Close to the glorious Qutub Minar, lies a huge historical space in neglect. This is Mehrauli Archaeological Park . Spread over a vast expanse, these beautiful monuments and artifacts stare into nothingness, narrating Delhi’s rich history.
The walled city authorities did not find it worth to protect or care for the park. A free entry to the walking trail and dark, dusty monuments in bad condition are a proof of the same.
The small entrance through which we entered lead us to the beautiful sight of rose garden, with the Qutub Minar towering in the backdrop.
The sign board (rather sign stones) gave some direction of the monuments that lied ahead.
Crossing the rose garden, a lovely green zone is a welcoming sight with green plantation on both ends. (Thank God atleast a green cover was provided by the authorities).
As you take left towards the Jamali Kamali Mosque, on has to pass by a lush green grassland. The elevated section of the land has Metcalfe’s Folly. It is indeed sad to see names scribbled all over, including the dome structure. Wondering how did they get up there? It is not an architectural masterpiece but offers a panoramic view of the park and surrounding area.
Keep walking further till the walls of Jamal Kamali Mosque appear on right. This is was the only place we could explore properly.
It was nearly the closing time and hence we could not enter other tombs or baolis. Had to take pictures from outside the gate. But we came back a week later to cover the whole park.
Rajon ki Baoli is is the largest and most ornamented of all the three baolis in the Mehrauli park.
With four floors and rooms at each level, this baoli as named after the rajmistries or masons who used it. It is believed to be constructed during the 16th century, by Daulat Khan during the rule of Sikander Lodhi. The step well appears like a courtyard of the medieval period with passages that have carved symmetrical arches that form the three sides.
The other two baolis namely Anangtal Baoli and Gandhak ki Baoli have not been maintained. They lie in neglect serving as a rubbish bin for the locals residing around. Anangtal does not even have a marking or sign board.

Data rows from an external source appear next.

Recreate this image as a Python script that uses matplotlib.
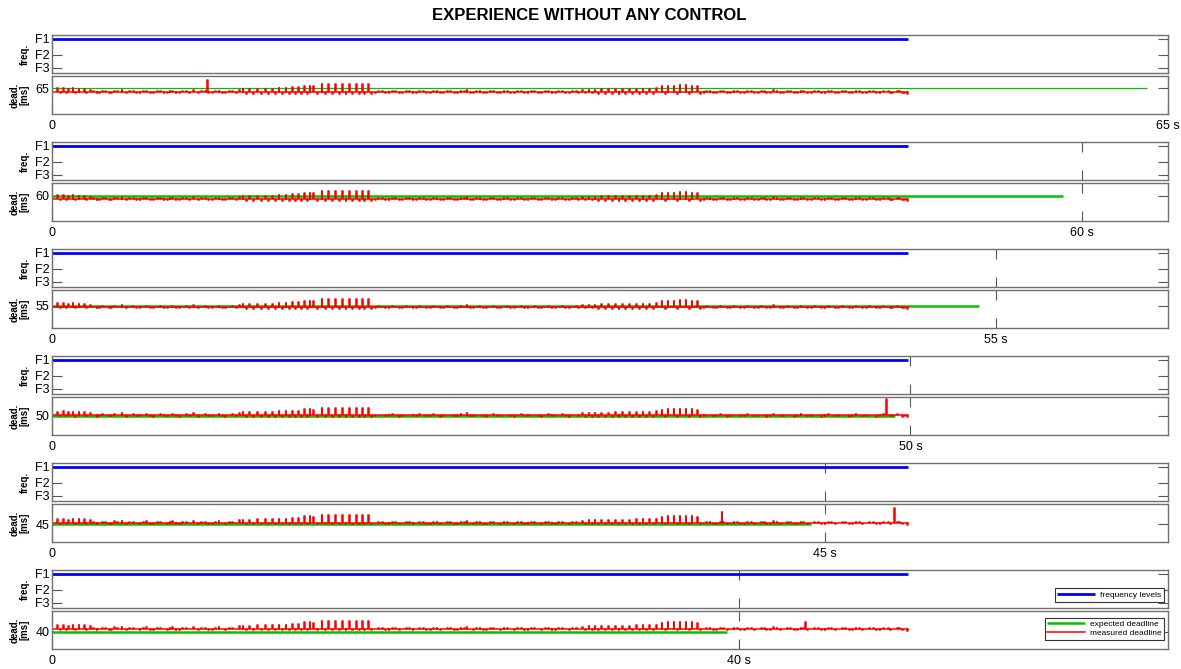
import matplotlib
matplotlib.use("Agg")
import matplotlib.pyplot as plt

plt.rcParams['font.family'] = ['Liberation Sans', 'DejaVu Sans']

# --- Data ---
DEADLINES = [65, 60, 55, 50, 45, 40]                   # ms, one experiment per row
EXPECTED_END = [63.8, 58.9, 54.0, 49.1, 44.2, 39.3]    # s, end of expected deadline line
RUN_END = 49.85                                        # s, end of the measured run
MEAS_BASE = [52, 49, 51, 52, 50, 51]                   # ms, usual measured deadline per row

FREQ_NAMES = ["F1", "F2", "F3"]
FREQ_MHZ = [1600, 1000, 520]
FREQ_USED = "F1"                                       # no control -> stays at F1

# spikes / dips of the measured deadline seen in every run (s, ms from baseline)
EVENT_T = [0.3, 0.45, 0.65, 0.8, 0.95, 1.2, 1.35, 1.55, 1.85, 2.0, 2.2,
           2.6, 2.9, 3.3, 3.6, 4.05, 4.3, 4.7, 5.1, 5.5, 5.9, 6.3, 6.7, 7.0, 7.4,
           7.8, 8.2, 8.5, 8.9, 9.3, 9.7, 10.1, 10.5,
           10.9, 11.1, 11.3, 11.5, 11.7, 11.96, 12.2, 12.4, 12.6, 12.8, 13.0, 13.2,
           13.4, 13.6, 13.8, 13.96, 14.15, 14.35, 14.5, 14.7, 14.85, 15.0, 15.2,
           15.45, 15.7, 15.9, 16.1, 16.3, 16.5, 16.7, 16.9, 17.1, 17.3, 17.5, 17.7,
           17.9, 18.04, 18.2, 18.4, 18.6,
           19.0, 19.4, 19.8, 20.2, 20.6, 21.0, 21.4, 21.8, 22.2, 22.6, 23.0, 23.4,
           23.8, 24.15, 24.5, 24.9, 25.3, 25.7, 26.1, 26.5, 26.9, 27.3, 27.7, 28.1,
           28.5, 28.9, 29.3, 29.7, 30.1, 30.5,
           30.85, 31.05, 31.25, 31.45, 31.6, 31.8, 32.0, 32.2, 32.4, 32.6, 32.8,
           33.0, 33.2, 33.4, 33.6, 33.8, 34.0, 34.2, 34.4, 34.6, 34.8, 35.0, 35.2,
           35.5, 35.7, 35.85, 36.2, 36.4, 36.55, 36.9, 37.1, 37.25, 37.55, 37.75,
           38.1, 38.5, 38.9, 39.3, 39.7, 40.1, 40.5, 40.9, 41.3, 41.6, 42.0, 42.4,
           42.8, 43.2, 43.6, 44.0, 44.4, 44.8, 45.2, 45.6, 46.0, 46.4, 46.8, 47.2,
           47.6, 48.0, 48.4, 48.8, 49.2, 49.5, 49.8]
EVENT_DMS = [13, -3, 14, -3, 10, 13, -4, 11, 12, -3, 8,
             -4, 4, -3, 5, 7, -4, 4, -3, 5, -4, 4, -3, 5, -4,
             4, 7, -4, 4, -3, 5, -4, 4,
             8, 10, -5, 10, -5, 11, -6, 12, -5, 12, -6, 14,
             -5, 14, -6, 16, -6, 16, -5, 22, -6, 22, 20,
             -6, 26, -6, 26, -6, 27, -6, 27, -6, 26, -6, 27,
             -6, 27, -6, 26, -5,
             3, -3, 4, -4, 3, -3, 4, -3, 4, -4, 3, -3,
             4, 7, -3, 3, -4, 4, -3, 3, -4, 4, -3, 3,
             -4, 4, -3, 4, -4, 3,
             7, -4, 8, -4, 8, -5, 9, -5, 9, -5, 10,
             -5, 10, -5, 10, -5, 11, -5, 12, -5, 12, -5, 14,
             20, -6, 22, 22, -6, 23, 23, -6, 22, 20, -5,
             3, -3, 4, -4, 3, -3, 4, -3, 3, -4, 6, -3,
             3, -4, 4, -3, 3, -4, 4, -3, 3, -4, 4, -3,
             3, -4, 4, -3, 4, -4, -7]

# small in-between wiggles in the quiet stretches (s, ms from baseline)
WIGGLE_T = [2.4, 2.75, 3.1, 3.45, 3.8, 4.5, 4.9, 5.3, 5.7, 6.1, 6.5, 6.85, 7.2,
            7.6, 8.0, 8.7, 9.1, 9.5, 9.9, 10.3, 10.7,
            18.8, 19.2, 19.6, 20.0, 20.4, 20.8, 21.2, 21.6, 22.0, 22.4, 22.8, 23.2,
            23.6, 24.0, 24.35, 24.7, 25.1, 25.5, 25.9, 26.3, 26.7, 27.1, 27.5, 27.9,
            28.3, 28.7, 29.1, 29.5, 29.9, 30.3, 30.65,
            37.95, 38.3, 38.7, 39.1, 39.5, 39.9, 40.3, 40.7, 41.1, 41.45, 41.8, 42.2,
            42.6, 43.0, 43.4, 43.75, 44.2, 44.6, 45.0, 45.4, 45.8, 46.2, 46.6, 47.0,
            47.4, 47.8, 48.2, 48.7, 48.95, 49.35, 49.65]
WIGGLE_DMS = [2, -2, 2, -3, 2, 2, -2, 2, -3, 2, -2, 2, -3,
              2, -2, 2, -3, 2, -2, 2, -2,
              -2, 2, -3, 2, -2, 2, -2, 2, -3, 2, -2, 2,
              -3, 2, -2, 2, -3, 2, -2, 2, -2, 2, -3, 2,
              -2, 2, -3, 2, -2, 2, -2,
              -2, 2, -3, 2, -2, 2, -3, 2, -2, 2, -3, 2,
              -2, 2, -3, 2, -2, 2, -3, 2, -2, 2, -3, 2,
              -2, 2, -3, 2, -2, 2, -2]

# spikes seen in only one run
EXTRA_ROW = [0, 3, 4, 4, 5]
EXTRA_T = [9.03, 48.57, 39.0, 49.06, 43.85]
EXTRA_DMS = [40, 55, 38, 52, 24]

# --- Layout / style ---
W, H = 1181, 669
LEFT, RIGHT = 52, 1168
ROW_TOP = [35, 142, 249, 356, 463, 570]
PANEL_H = 38
GAP = 3
FRAME = 0.05
FREQ_YLIM = (336, 1734)
DEAD_YLIM_LO = [-23, -26, -20.5, -15, -16, -18.5]
DEAD_SPAN = 130
SPINE = '#707070'
TICK = '#555555'
BLUE, GREEN, RED = '#0000ff', '#00c400', '#ff0000'


def red_trace(row):
    ev = list(zip(EVENT_T, EVENT_DMS)) + list(zip(WIGGLE_T, WIGGLE_DMS))
    ev += [(t, d) for r, t, d in zip(EXTRA_ROW, EXTRA_T, EXTRA_DMS) if r == row]
    ev.sort()
    base = MEAS_BASE[row]
    xs, ys = [0], [base]
    for t, d in ev:
        xs += [t, t, t + FRAME, t + FRAME]
        ys += [base, base + d, base + d, base]
    xs.append(RUN_END)
    ys.append(base)
    return xs, ys


def px_axes(top, bottom):
    return fig.add_axes([LEFT / W, 1 - bottom / H, (RIGHT - LEFT) / W, (bottom - top) / H])


def style(ax):
    for s in ax.spines.values():
        s.set_color(SPINE)
        s.set_linewidth(1.0)
    ax.tick_params(direction='in', length=7, width=0.8, color=TICK,
                   top=True, right=True, labelsize=9)
    ax.tick_params(axis='y', pad=2)
    ax.tick_params(axis='x', pad=4)
    ax.set_xlim(0, 65)


fig = plt.figure(figsize=(W / 100, H / 100), dpi=100)
fig.text(589.5 / W, 1 - 15 / H, "EXPERIENCE WITHOUT ANY CONTROL",
         ha='center', va='center', fontsize=12, fontweight='bold')

freq_val = dict(zip(FREQ_NAMES, FREQ_MHZ))

for row, D in enumerate(DEADLINES):
    top = ROW_TOP[row]

    # frequency panel
    axf = px_axes(top, top + PANEL_H)
    style(axf)
    fl, = axf.plot([0, RUN_END], [freq_val[FREQ_USED]] * 2, color=BLUE, lw=2.0,
                   solid_capstyle='butt', label="frequency levels")
    axf.set_ylim(*FREQ_YLIM)
    axf.set_yticks(FREQ_MHZ)
    axf.set_yticklabels(FREQ_NAMES)
    axf.set_xticks([0, D])
    axf.tick_params(axis='x', labelbottom=False)
    fig.text(25 / W, 1 - (top + PANEL_H / 2) / H, "freq.", rotation=90,
             ha='center', va='center', fontsize=7, fontweight='bold')

    # deadline panel
    dtop = top + PANEL_H + GAP
    axd = px_axes(dtop, dtop + PANEL_H)
    style(axd)
    gl, = axd.plot([0, EXPECTED_END[row]], [D, D], color=GREEN,
                   lw=0.9 if row == 0 else 1.8, solid_capstyle='butt',
                   label="expected deadline")
    xs, ys = red_trace(row)
    rl, = axd.plot(xs, ys, color=RED, lw=1.1, label="measured deadline")
    lo = DEAD_YLIM_LO[row]
    axd.set_ylim(lo, lo + DEAD_SPAN)
    axd.set_yticks([D])
    axd.set_yticklabels([str(D)])
    axd.set_xticks([0, D])
    axd.set_xticklabels(["0", f"{D} s"])
    fig.text(20 / W, 1 - (dtop + PANEL_H / 2) / H, "dead.\n[ms]", rotation=90,
             ha='center', va='center', fontsize=7, fontweight='bold',
             multialignment='center', linespacing=1.0)

    if row == len(DEADLINES) - 1:
        lg = axf.legend(handles=[fl], loc='lower right', bbox_to_anchor=(0.9964, 0.16),
                        borderaxespad=0, fontsize=6, handlelength=4.5,
                        borderpad=0.35, handletextpad=0.6, fancybox=False,
                        framealpha=1, edgecolor='#333333')
        lg.get_frame().set_linewidth(0.8)
        lg = axd.legend(handles=[gl, rl], loc='upper right', bbox_to_anchor=(0.9964, 0.82),
                        borderaxespad=0, fontsize=6, handlelength=4.5,
                        borderpad=0.3, labelspacing=0.15, handletextpad=0.6,
                        fancybox=False, framealpha=1, edgecolor='#333333')
        lg.get_frame().set_linewidth(0.8)

fig.savefig("out.png", dpi=100)
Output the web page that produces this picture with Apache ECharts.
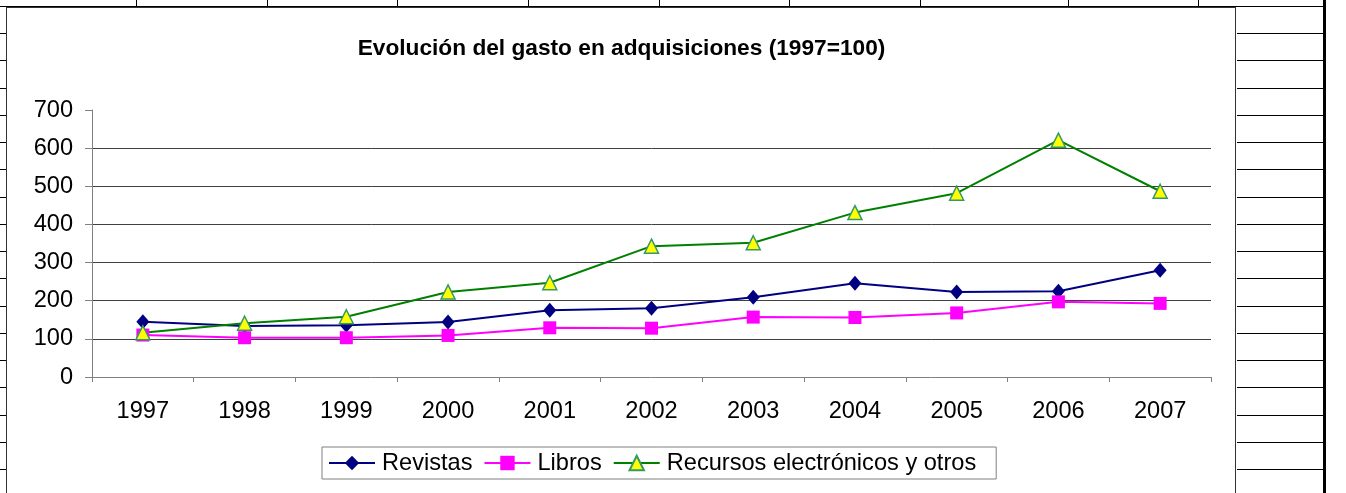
<!DOCTYPE html>
<html>
<head>
<meta charset="utf-8">
<script src="https://cdn.jsdelivr.net/npm/echarts@6/dist/echarts.min.js"></script>
<style>
  html, body { margin: 0; padding: 0; background: #fff; }
  #page { position: relative; width: 1346px; height: 493px; overflow: hidden; background: #fff; }
  .ln { position: absolute; background: #000; }
  #box { position: absolute; left: 6px; top: 7px; width: 1230px; height: 500px; border: 1px solid #333; background: #fff; box-sizing: border-box; }
  #chart { position: absolute; left: 6px; top: 7px; width: 1231px; height: 486px; }
</style>
</head>
<body>
<div id="page">
  <div id="deco"></div>
  <div id="box"></div>
  <div id="chart"></div>
</div>
<script>
const categories = ['1997', '1998', '1999', '2000', '2001', '2002', '2003', '2004', '2005', '2006', '2007'];
const revistas = [145, 134, 136, 144, 175, 180, 209, 246, 223, 225, 280];
const libros = [110, 103, 103, 109, 129, 128, 157, 156, 168, 197, 193];
const recursos = [116, 141, 158, 223, 247, 343, 352, 431, 482, 621, 487];
const seriesNames = ['Revistas', 'Libros', 'Recursos electrónicos y otros'];
const chartTitle = 'Evolución del gasto en adquisiciones (1997=100)';

// spreadsheet background decoration
(function () {
  const deco = document.getElementById('deco');
  function line(x, y, w, h) {
    const d = document.createElement('div');
    d.className = 'ln';
    d.style.left = x + 'px'; d.style.top = y + 'px';
    d.style.width = w + 'px'; d.style.height = h + 'px';
    deco.appendChild(d);
  }
  const colX = [136, 267, 397, 528, 659, 789, 920, 1068, 1198];
  colX.forEach(x => line(x, 0, 1, 7));
  line(0, 6, 1325, 1);
  for (let k = 1; k <= 18; k++) {
    const y = Math.round(6 + 27.24 * k);
    line(0, y, 6, 1);
    line(1237, y, 88, 1);
  }
  line(1323, 0, 3, 493);
})();

const FONT = '"Liberation Sans", Arial, sans-serif';
const chart = echarts.init(document.getElementById('chart'), null, { renderer: 'canvas' });
chart.setOption({
  backgroundColor: 'transparent',
  animation: false,
  title: {
    text: chartTitle,
    left: 'center',
    top: 25,
    textStyle: { fontFamily: FONT, fontSize: 22.7, fontWeight: 'bold', color: '#000' }
  },
  legend: {
    data: seriesNames,
    left: 316,
    top: 440,
    orient: 'horizontal',
    itemWidth: 46,
    itemHeight: 18,
    itemGap: 11,
    padding: [4, 20, 4, 6],
    borderColor: '#808080',
    borderWidth: 1,
    backgroundColor: '#fff',
    textStyle: { fontFamily: FONT, fontSize: 23.6, color: '#000', padding: [0, 0, 0, 2] }
  },
  grid: { left: 86, right: 26, top: 103, bottom: 116, containLabel: false },
  xAxis: {
    type: 'category',
    data: categories,
    boundaryGap: true,
    axisLine: { lineStyle: { color: '#808080', width: 1 } },
    axisTick: { show: true, length: 5, lineStyle: { color: '#808080' } },
    axisLabel: { fontFamily: FONT, fontSize: 23.6, color: '#000', margin: 22 },
    splitLine: { show: false }
  },
  yAxis: {
    type: 'value',
    min: 0, max: 700, interval: 100,
    axisLine: { show: true, lineStyle: { color: '#808080', width: 1 } },
    axisTick: { show: true, length: 7, lineStyle: { color: '#808080' } },
    axisLabel: { fontFamily: FONT, fontSize: 23.6, color: '#000', margin: 19 },
    splitLine: { show: true, showMinLine: false, showMaxLine: false, lineStyle: { color: '#404040', width: 1 } }
  },
  series: [
    {
      name: seriesNames[0], type: 'line', data: revistas,
      symbol: 'diamond', symbolSize: [13, 15],
      lineStyle: { color: '#000080', width: 2 },
      itemStyle: { color: '#000080' }
    },
    {
      name: seriesNames[1], type: 'line', data: libros,
      symbol: 'rect', symbolSize: 13,
      lineStyle: { color: '#FF00FF', width: 2 },
      itemStyle: { color: '#FF00FF' }
    },
    {
      name: seriesNames[2], type: 'line', data: recursos,
      symbol: 'triangle', symbolSize: 14,
      lineStyle: { color: '#008000', width: 2 },
      itemStyle: { color: '#FFFF00', borderColor: '#339966', borderWidth: 1.5 }
    }
  ]
});
</script>
</body>
</html>
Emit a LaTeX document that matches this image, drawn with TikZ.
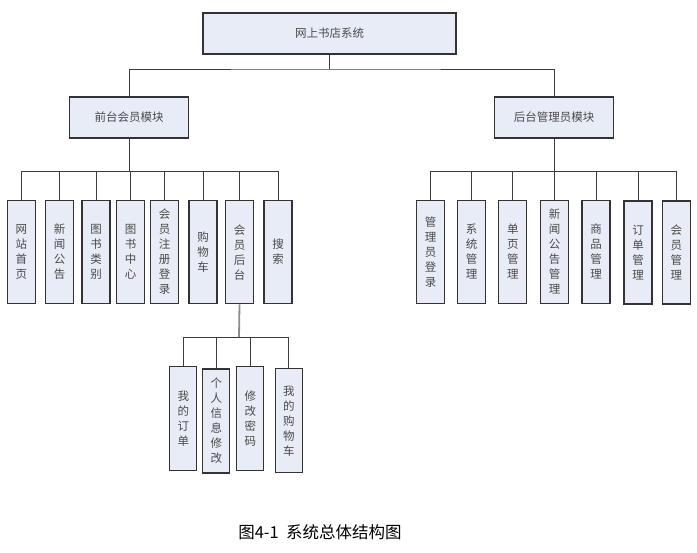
\documentclass[tikz,border=0pt]{standalone}
\usepackage{fontspec}
\setmainfont{Noto Sans CJK SC}
\newfontfamily\cjkfont{Noto Sans CJK SC}
\definecolor{boxfill}{HTML}{E7ECF6}
\definecolor{boxline}{HTML}{333333}
\definecolor{txt}{HTML}{4A4A4A}
\definecolor{conn}{HTML}{3C3C3C}
\tikzset{
  basebox/.style={draw=boxline, fill=boxfill, line width=1.2pt, inner sep=0pt, text=txt,
    font=\cjkfont\fontsize{11.5}{15}\selectfont},
  widebox/.style={basebox, minimum width=119.5pt, minimum height=41pt},
  topbox/.style={basebox, minimum width=253pt, minimum height=41pt},
  leafbox/.style={basebox, minimum width=28pt, minimum height=103pt, align=center, text width=12pt},
  subbox/.style={basebox, minimum width=27pt, minimum height=104pt, align=center, text width=12pt},
  conn/.style={draw=conn, line width=0.9pt},
  greystem/.style={draw=gray!90, line width=1.8pt}
}
\begin{document}
\begin{tikzpicture}[x=1pt,y=-1pt]
\useasboundingbox (0,0) rectangle (697,553);
% top
\node[topbox] (top) at (329.5,33.5) {网上书店系统};
\node[widebox] (front) at (129,117.5) {前台会员模块};
\node[widebox] (back) at (554,117.5) {后台管理员模块};
\coordinate (b1) at (329.5,69);
\draw[conn] (top.south) -- (b1);
\draw[conn] (front.north) |- (b1) -| (back.north);
% front leaves
\node[leafbox] (f1) at (21.5,252) {网\\站\\首\\页};
\node[leafbox] (f2) at (59.5,252) {新\\闻\\公\\告};
\node[leafbox] (f3) at (96,252) {图\\书\\类\\别};
\node[leafbox] (f4) at (130.5,252) {图\\书\\中\\心};
\node[leafbox] (f5) at (164.5,252) {会\\员\\注\\册\\登\\录};
\node[leafbox] (f6) at (203,252) {购\\物\\车};
\node[leafbox] (f7) at (239.5,252.3) {会\\员\\后\\台};
\node[leafbox] (f8) at (278,252) {搜\\索};
\coordinate (b2) at (129,171);
\draw[conn] (front.south) -- (b2);
\foreach \n in {f1,f2,f3,f4,f5,f6,f7,f8} \draw[conn] (\n.north) |- (b2);
% back leaves
\node[leafbox] (r1) at (430.5,251.7) {管\\理\\员\\登\\录};
\node[leafbox] (r2) at (471.7,251.7) {系\\统\\管\\理};
\node[leafbox] (r3) at (512.8,251.7) {单\\页\\管\\理};
\node[leafbox] (r4) at (554.5,251.7) {新\\闻\\公\\告\\管\\理};
\node[leafbox] (r5) at (596,251.7) {商\\品\\管\\理};
\node[leafbox] (r6) at (638,252.5) {订\\单\\管\\理};
\node[leafbox] (r7) at (676.3,252.5) {会\\员\\管\\理};
\coordinate (b3) at (554,171);
\draw[conn] (back.south) -- (b3);
\foreach \n in {r1,r2,r3,r4,r5,r6,r7} \draw[conn] (\n.north) |- (b3);
% sub leaves
\node[subbox] (s1) at (183.3,418.3) {我\\的\\订\\单};
\node[subbox] (s2) at (216.3,421) {个\\人\\信\\息\\修\\改};
\node[subbox] (s3) at (250.3,418.3) {修\\改\\密\\码};
\node[subbox] (s4) at (288.8,420.8) {我\\的\\购\\物\\车};
\coordinate (b4) at (239,337);
\draw[greystem] (f7.south) -- (b4);
\foreach \n in {s1,s2,s3,s4} \draw[conn] (\n.north) |- (b4);
% caption
\node[font=\cjkfont\fontsize{16.5}{19}\selectfont, text=black] (cap) at (320,532) {图4-1\ \ 系统总体结构图};
\end{tikzpicture}
\end{document}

Right opposite to Rajon ki Baoli lies another unnamed tomb and mosque. A staircase leads to the terrace of this picturesque structure from where you can see the boundary walls of the park.
Moving further, we chanced upon the tomb of Quli Khan. As legends have it, Quli Khan was emperor Akbar’s foster brother, born to Maham Anga. (Remember Ila Arun in Jodha Akbar?)
The octagonal tomb built in the 16th century was bought and remodeled by Sir Thomas Theophilus Metcalfe, the Governor General’s last British Resident agent at the Mughal Court of Emperor Bahadur Shah Zafar. It was refurbished as a pleasure house or Dilkhusha in Urdu by surrounding it with sprawling gardens and rest houses. He used to rent out Dilkhusha to honeymooning couples for idyllic view of the Qutub Minar.
The tomb has a huge resemblance to Mughal architecture with entrance on alternate sides and walls with floral calligraphy and Quranic verses.
Among other structures of the park, there are several other unnamed tombs, structures and graveyards, protected but unnoticed.
This was the last leg of our visit inside the Mehrauli Park and we headed home with lots of good memories. This place is indeed a photographer’s delight and great for History enthusiasts like us.
How to reach Mehrauli Archaeological Park
There is a story behind this as well.
Its an easy to reach place but not really noticed, because its not highlighted or advertised anywhere. I have stayed close to this place for four years but never came to know abut this hidden gem. Having read so much about it recently, I convinced husband to explore this less known place. Little did we know that the place would not be an easy one to find.
We passed by two entrance gates twice but did not realize those were the entry gates. (Not even the gates mention that it is the archaeological park). One of the entrances is 1 km away from Qutub Minar metro station. A narrow kuccha road through wilderness leads to the archaeological park. We chose not to tread on this path since these kind of secluded paths are unsafe, full of uncertainties.
The second entrance gate is near the Qutub Minar roundabout. Google also led us to Mehrauli Bus terminal. However, we are not sure if there’s any entrance to the park or not at the bus terminal.
The park has a parking space inside. But we still do not have an idea where to drive through. (We had hopped into an auto from Qutub Minar metro to the gate near roundabout that costed Rs.50). Bikes are cars were parked outside this small gate near the main road. Heavens save your vehicle from being towed away or damaged since it seemed to be an unauthorized parking space.
Not at all
Though the notice boards warn against bringing in your pets, we still saw visitors bringing in their pet dogs for a walk. (Sigh!) Lot of strays roam inside the premises, harmless, lazing around.
Though poor maintenance and garbage menace were major turn off for us, we still recommend this place once for history and photography enthusiasts. We went twice to witness the neglected glory of history which needs to be told.